Description
Currently we collect labels in various places (scala_library/scala_binary/scala_import/etc) and propagate them onwards.
This is valuable since when we want to report to the user on a problem with a transitive dependency (unused deps/strict deps) we have a meaningful label and not just a file path.
Java rules also used a similar (but different) approach but have moved a year or more ago to a different approach.
Their current approach "stamps" the jar upon creation* with its label (k/v in the manifest.mf) and so if they ever need to report (which is the rare case) then and only then they pay the (higher) price of opening the jar and reading the manifest to improve the user reporting.
This doesn't actually happen on jar creation but implicitly on ijar creation.
This means that we need to explicitly stamp our outputs for scala_import and scala_macro_library since they don't go through ijar. java_common has a special API for this.

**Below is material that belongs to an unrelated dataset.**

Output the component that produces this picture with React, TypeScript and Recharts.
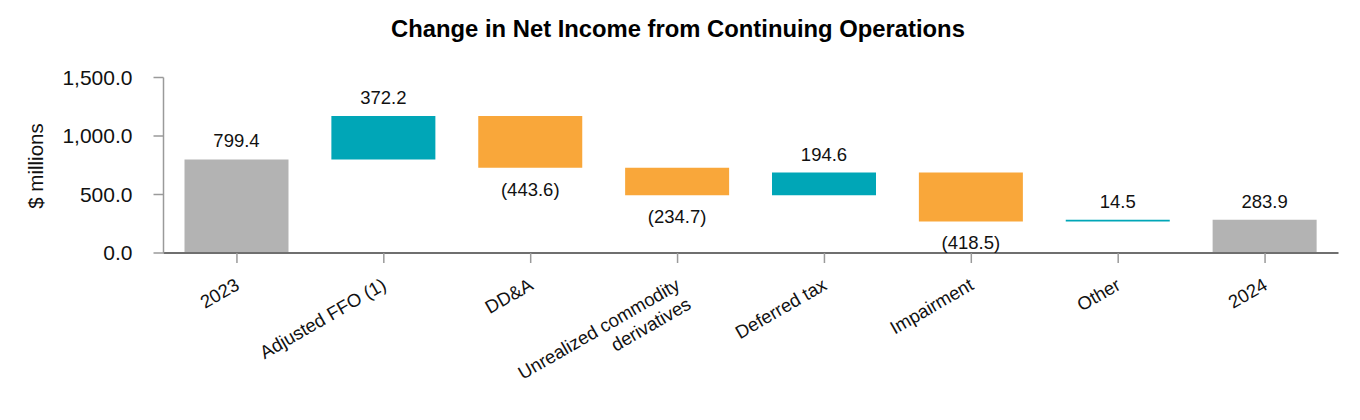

Note that some tests will fail with this change since our existing mechanism allows us to remap labels (if bar
exports foo
then when someone uses bar
the outputs of foo
will be listed as bar
). This is valuable in having facade targets for logical libraries.
After lengthy discussions it was agreed that the solution for this pattern should be in a smarter tool that will use bazel query to find the fact that bar
exports foo
and will add bar
to the caller.
Also the changes in #716 are needed.